* PROBLEM STATEMENT:
Your job is to retype all of the data word for word, leaving every image out.

* DATA SHOWN:
____

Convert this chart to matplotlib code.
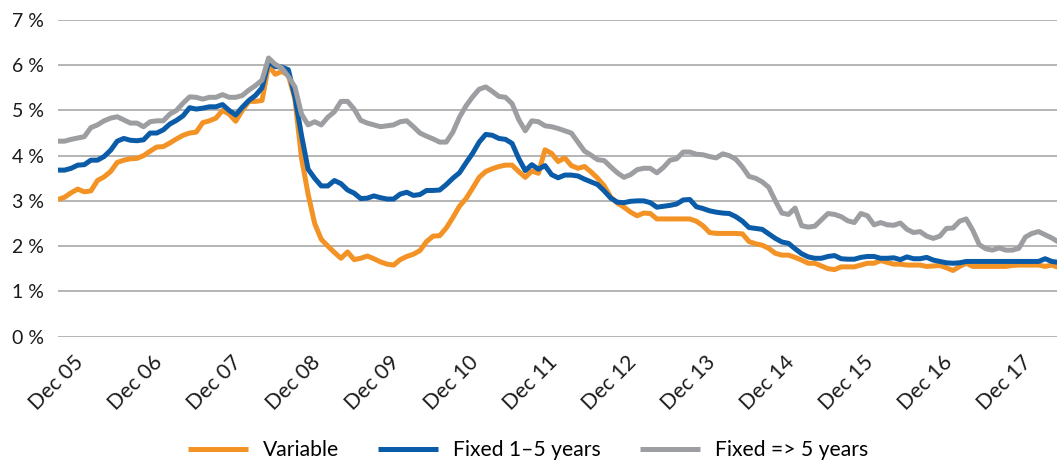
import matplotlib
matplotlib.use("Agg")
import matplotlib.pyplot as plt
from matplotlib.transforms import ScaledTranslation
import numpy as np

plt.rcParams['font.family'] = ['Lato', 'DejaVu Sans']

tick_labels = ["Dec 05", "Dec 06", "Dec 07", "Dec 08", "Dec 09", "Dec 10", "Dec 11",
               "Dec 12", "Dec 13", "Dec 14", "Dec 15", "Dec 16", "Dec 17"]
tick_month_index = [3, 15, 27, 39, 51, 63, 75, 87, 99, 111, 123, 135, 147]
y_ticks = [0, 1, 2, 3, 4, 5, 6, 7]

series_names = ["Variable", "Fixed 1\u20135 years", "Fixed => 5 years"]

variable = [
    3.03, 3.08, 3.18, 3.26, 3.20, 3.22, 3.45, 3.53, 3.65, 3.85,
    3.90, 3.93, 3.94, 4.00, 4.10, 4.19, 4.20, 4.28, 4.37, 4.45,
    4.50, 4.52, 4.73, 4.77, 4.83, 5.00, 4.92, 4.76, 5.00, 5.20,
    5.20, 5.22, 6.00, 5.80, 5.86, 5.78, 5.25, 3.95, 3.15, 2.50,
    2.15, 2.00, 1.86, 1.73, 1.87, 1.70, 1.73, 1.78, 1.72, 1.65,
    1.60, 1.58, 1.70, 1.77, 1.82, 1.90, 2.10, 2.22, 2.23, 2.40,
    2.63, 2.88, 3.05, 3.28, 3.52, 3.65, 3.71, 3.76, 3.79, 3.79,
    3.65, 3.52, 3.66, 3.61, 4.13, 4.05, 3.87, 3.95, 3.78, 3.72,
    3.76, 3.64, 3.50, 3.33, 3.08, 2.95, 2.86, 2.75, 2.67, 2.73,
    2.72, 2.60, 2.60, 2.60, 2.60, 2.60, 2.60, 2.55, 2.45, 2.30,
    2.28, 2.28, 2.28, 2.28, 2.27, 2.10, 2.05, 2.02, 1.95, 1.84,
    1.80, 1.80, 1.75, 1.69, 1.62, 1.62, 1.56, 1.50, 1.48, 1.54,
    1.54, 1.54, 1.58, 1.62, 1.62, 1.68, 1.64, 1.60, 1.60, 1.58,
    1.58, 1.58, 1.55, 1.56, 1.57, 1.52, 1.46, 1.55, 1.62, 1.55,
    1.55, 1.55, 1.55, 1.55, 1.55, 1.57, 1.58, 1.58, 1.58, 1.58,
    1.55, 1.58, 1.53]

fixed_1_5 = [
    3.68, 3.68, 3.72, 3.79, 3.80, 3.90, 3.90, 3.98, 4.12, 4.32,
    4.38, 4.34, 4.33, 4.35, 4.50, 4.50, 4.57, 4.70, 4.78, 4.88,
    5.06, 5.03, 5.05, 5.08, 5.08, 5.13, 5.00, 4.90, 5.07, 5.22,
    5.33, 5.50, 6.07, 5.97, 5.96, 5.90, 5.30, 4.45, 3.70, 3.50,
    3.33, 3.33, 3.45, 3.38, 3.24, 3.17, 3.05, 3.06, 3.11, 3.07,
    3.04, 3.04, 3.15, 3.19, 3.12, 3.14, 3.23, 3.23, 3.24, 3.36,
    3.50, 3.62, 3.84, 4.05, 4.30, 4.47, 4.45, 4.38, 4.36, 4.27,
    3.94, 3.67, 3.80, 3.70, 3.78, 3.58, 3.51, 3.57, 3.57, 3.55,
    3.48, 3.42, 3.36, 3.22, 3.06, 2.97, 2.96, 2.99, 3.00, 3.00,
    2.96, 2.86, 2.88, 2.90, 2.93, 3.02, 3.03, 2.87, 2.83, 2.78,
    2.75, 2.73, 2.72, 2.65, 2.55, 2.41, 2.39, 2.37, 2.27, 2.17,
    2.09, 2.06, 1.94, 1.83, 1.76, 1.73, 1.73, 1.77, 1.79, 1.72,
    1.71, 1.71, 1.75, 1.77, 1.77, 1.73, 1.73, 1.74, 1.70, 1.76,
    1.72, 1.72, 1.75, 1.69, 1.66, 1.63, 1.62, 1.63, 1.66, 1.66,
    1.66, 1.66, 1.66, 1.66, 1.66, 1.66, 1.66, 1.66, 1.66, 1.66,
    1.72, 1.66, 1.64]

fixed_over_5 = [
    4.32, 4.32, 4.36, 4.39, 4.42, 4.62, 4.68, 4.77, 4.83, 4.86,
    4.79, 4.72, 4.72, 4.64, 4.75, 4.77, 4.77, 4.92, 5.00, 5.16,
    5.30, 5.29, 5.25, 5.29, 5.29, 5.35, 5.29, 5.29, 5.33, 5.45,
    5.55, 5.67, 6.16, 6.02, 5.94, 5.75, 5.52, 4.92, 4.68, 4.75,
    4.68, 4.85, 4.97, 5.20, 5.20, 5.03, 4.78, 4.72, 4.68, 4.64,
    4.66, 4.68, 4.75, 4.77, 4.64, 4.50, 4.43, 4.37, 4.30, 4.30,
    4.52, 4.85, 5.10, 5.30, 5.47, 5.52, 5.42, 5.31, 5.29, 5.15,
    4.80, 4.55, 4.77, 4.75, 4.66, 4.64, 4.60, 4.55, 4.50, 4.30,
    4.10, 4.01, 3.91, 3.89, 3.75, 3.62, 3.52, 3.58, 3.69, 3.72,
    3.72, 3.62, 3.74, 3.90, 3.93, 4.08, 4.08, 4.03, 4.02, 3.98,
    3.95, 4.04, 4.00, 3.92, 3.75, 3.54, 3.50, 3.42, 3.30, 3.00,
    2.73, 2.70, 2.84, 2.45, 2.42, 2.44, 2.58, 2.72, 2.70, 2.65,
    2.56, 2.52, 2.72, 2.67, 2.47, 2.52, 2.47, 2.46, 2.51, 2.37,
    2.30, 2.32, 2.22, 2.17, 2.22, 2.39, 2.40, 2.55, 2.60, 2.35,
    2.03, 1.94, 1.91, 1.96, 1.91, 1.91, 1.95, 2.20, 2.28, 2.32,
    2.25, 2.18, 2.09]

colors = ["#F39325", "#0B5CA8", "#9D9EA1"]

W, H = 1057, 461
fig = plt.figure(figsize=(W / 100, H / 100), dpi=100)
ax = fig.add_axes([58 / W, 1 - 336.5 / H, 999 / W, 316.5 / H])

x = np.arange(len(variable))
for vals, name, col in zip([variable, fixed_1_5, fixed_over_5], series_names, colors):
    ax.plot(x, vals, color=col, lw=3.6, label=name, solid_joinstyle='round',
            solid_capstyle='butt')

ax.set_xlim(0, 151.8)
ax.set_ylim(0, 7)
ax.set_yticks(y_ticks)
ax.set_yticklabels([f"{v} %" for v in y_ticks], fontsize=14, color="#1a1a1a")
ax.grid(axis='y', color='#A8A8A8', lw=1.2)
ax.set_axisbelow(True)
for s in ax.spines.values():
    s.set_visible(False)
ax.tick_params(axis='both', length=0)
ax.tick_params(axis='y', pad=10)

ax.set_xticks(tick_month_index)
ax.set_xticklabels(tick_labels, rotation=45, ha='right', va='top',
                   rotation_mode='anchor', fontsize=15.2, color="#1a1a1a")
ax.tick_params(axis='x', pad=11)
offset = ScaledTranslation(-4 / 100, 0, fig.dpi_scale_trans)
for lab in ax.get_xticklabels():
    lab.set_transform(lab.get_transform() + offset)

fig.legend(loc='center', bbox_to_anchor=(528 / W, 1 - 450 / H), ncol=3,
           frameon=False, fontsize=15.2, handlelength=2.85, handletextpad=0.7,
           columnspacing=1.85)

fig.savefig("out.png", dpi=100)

____

* ANSWER TO THE PROBLEM:
Convert this chart to matplotlib code.
import matplotlib
matplotlib.use("Agg")
import matplotlib.pyplot as plt
from matplotlib.transforms import ScaledTranslation
import numpy as np

plt.rcParams['font.family'] = ['Lato', 'DejaVu Sans']

tick_labels = ["Dec 05", "Dec 06", "Dec 07", "Dec 08", "Dec 09", "Dec 10", "Dec 11",
               "Dec 12", "Dec 13", "Dec 14", "Dec 15", "Dec 16", "Dec 17"]
tick_month_index = [3, 15, 27, 39, 51, 63, 75, 87, 99, 111, 123, 135, 147]
y_ticks = [0, 1, 2, 3, 4, 5, 6, 7]

series_names = ["Variable", "Fixed 1\u20135 years", "Fixed => 5 years"]

variable = [
    3.03, 3.08, 3.18, 3.26, 3.20, 3.22, 3.45, 3.53, 3.65, 3.85,
    3.90, 3.93, 3.94, 4.00, 4.10, 4.19, 4.20, 4.28, 4.37, 4.45,
    4.50, 4.52, 4.73, 4.77, 4.83, 5.00, 4.92, 4.76, 5.00, 5.20,
    5.20, 5.22, 6.00, 5.80, 5.86, 5.78, 5.25, 3.95, 3.15, 2.50,
    2.15, 2.00, 1.86, 1.73, 1.87, 1.70, 1.73, 1.78, 1.72, 1.65,
    1.60, 1.58, 1.70, 1.77, 1.82, 1.90, 2.10, 2.22, 2.23, 2.40,
    2.63, 2.88, 3.05, 3.28, 3.52, 3.65, 3.71, 3.76, 3.79, 3.79,
    3.65, 3.52, 3.66, 3.61, 4.13, 4.05, 3.87, 3.95, 3.78, 3.72,
    3.76, 3.64, 3.50, 3.33, 3.08, 2.95, 2.86, 2.75, 2.67, 2.73,
    2.72, 2.60, 2.60, 2.60, 2.60, 2.60, 2.60, 2.55, 2.45, 2.30,
    2.28, 2.28, 2.28, 2.28, 2.27, 2.10, 2.05, 2.02, 1.95, 1.84,
    1.80, 1.80, 1.75, 1.69, 1.62, 1.62, 1.56, 1.50, 1.48, 1.54,
    1.54, 1.54, 1.58, 1.62, 1.62, 1.68, 1.64, 1.60, 1.60, 1.58,
    1.58, 1.58, 1.55, 1.56, 1.57, 1.52, 1.46, 1.55, 1.62, 1.55,
    1.55, 1.55, 1.55, 1.55, 1.55, 1.57, 1.58, 1.58, 1.58, 1.58,
    1.55, 1.58, 1.53]

fixed_1_5 = [
    3.68, 3.68, 3.72, 3.79, 3.80, 3.90, 3.90, 3.98, 4.12, 4.32,
    4.38, 4.34, 4.33, 4.35, 4.50, 4.50, 4.57, 4.70, 4.78, 4.88,
    5.06, 5.03, 5.05, 5.08, 5.08, 5.13, 5.00, 4.90, 5.07, 5.22,
    5.33, 5.50, 6.07, 5.97, 5.96, 5.90, 5.30, 4.45, 3.70, 3.50,
    3.33, 3.33, 3.45, 3.38, 3.24, 3.17, 3.05, 3.06, 3.11, 3.07,
    3.04, 3.04, 3.15, 3.19, 3.12, 3.14, 3.23, 3.23, 3.24, 3.36,
    3.50, 3.62, 3.84, 4.05, 4.30, 4.47, 4.45, 4.38, 4.36, 4.27,
    3.94, 3.67, 3.80, 3.70, 3.78, 3.58, 3.51, 3.57, 3.57, 3.55,
    3.48, 3.42, 3.36, 3.22, 3.06, 2.97, 2.96, 2.99, 3.00, 3.00,
    2.96, 2.86, 2.88, 2.90, 2.93, 3.02, 3.03, 2.87, 2.83, 2.78,
    2.75, 2.73, 2.72, 2.65, 2.55, 2.41, 2.39, 2.37, 2.27, 2.17,
    2.09, 2.06, 1.94, 1.83, 1.76, 1.73, 1.73, 1.77, 1.79, 1.72,
    1.71, 1.71, 1.75, 1.77, 1.77, 1.73, 1.73, 1.74, 1.70, 1.76,
    1.72, 1.72, 1.75, 1.69, 1.66, 1.63, 1.62, 1.63, 1.66, 1.66,
    1.66, 1.66, 1.66, 1.66, 1.66, 1.66, 1.66, 1.66, 1.66, 1.66,
    1.72, 1.66, 1.64]

fixed_over_5 = [
    4.32, 4.32, 4.36, 4.39, 4.42, 4.62, 4.68, 4.77, 4.83, 4.86,
    4.79, 4.72, 4.72, 4.64, 4.75, 4.77, 4.77, 4.92, 5.00, 5.16,
    5.30, 5.29, 5.25, 5.29, 5.29, 5.35, 5.29, 5.29, 5.33, 5.45,
    5.55, 5.67, 6.16, 6.02, 5.94, 5.75, 5.52, 4.92, 4.68, 4.75,
    4.68, 4.85, 4.97, 5.20, 5.20, 5.03, 4.78, 4.72, 4.68, 4.64,
    4.66, 4.68, 4.75, 4.77, 4.64, 4.50, 4.43, 4.37, 4.30, 4.30,
    4.52, 4.85, 5.10, 5.30, 5.47, 5.52, 5.42, 5.31, 5.29, 5.15,
    4.80, 4.55, 4.77, 4.75, 4.66, 4.64, 4.60, 4.55, 4.50, 4.30,
    4.10, 4.01, 3.91, 3.89, 3.75, 3.62, 3.52, 3.58, 3.69, 3.72,
    3.72, 3.62, 3.74, 3.90, 3.93, 4.08, 4.08, 4.03, 4.02, 3.98,
    3.95, 4.04, 4.00, 3.92, 3.75, 3.54, 3.50, 3.42, 3.30, 3.00,
    2.73, 2.70, 2.84, 2.45, 2.42, 2.44, 2.58, 2.72, 2.70, 2.65,
    2.56, 2.52, 2.72, 2.67, 2.47, 2.52, 2.47, 2.46, 2.51, 2.37,
    2.30, 2.32, 2.22, 2.17, 2.22, 2.39, 2.40, 2.55, 2.60, 2.35,
    2.03, 1.94, 1.91, 1.96, 1.91, 1.91, 1.95, 2.20, 2.28, 2.32,
    2.25, 2.18, 2.09]

colors = ["#F39325", "#0B5CA8", "#9D9EA1"]

W, H = 1057, 461
fig = plt.figure(figsize=(W / 100, H / 100), dpi=100)
ax = fig.add_axes([58 / W, 1 - 336.5 / H, 999 / W, 316.5 / H])

x = np.arange(len(variable))
for vals, name, col in zip([variable, fixed_1_5, fixed_over_5], series_names, colors):
    ax.plot(x, vals, color=col, lw=3.6, label=name, solid_joinstyle='round',
            solid_capstyle='butt')

ax.set_xlim(0, 151.8)
ax.set_ylim(0, 7)
ax.set_yticks(y_ticks)
ax.set_yticklabels([f"{v} %" for v in y_ticks], fontsize=14, color="#1a1a1a")
ax.grid(axis='y', color='#A8A8A8', lw=1.2)
ax.set_axisbelow(True)
for s in ax.spines.values():
    s.set_visible(False)
ax.tick_params(axis='both', length=0)
ax.tick_params(axis='y', pad=10)

ax.set_xticks(tick_month_index)
ax.set_xticklabels(tick_labels, rotation=45, ha='right', va='top',
                   rotation_mode='anchor', fontsize=15.2, color="#1a1a1a")
ax.tick_params(axis='x', pad=11)
offset = ScaledTranslation(-4 / 100, 0, fig.dpi_scale_trans)
for lab in ax.get_xticklabels():
    lab.set_transform(lab.get_transform() + offset)

fig.legend(loc='center', bbox_to_anchor=(528 / W, 1 - 450 / H), ncol=3,
           frameon=False, fontsize=15.2, handlelength=2.85, handletextpad=0.7,
           columnspacing=1.85)

fig.savefig("out.png", dpi=100)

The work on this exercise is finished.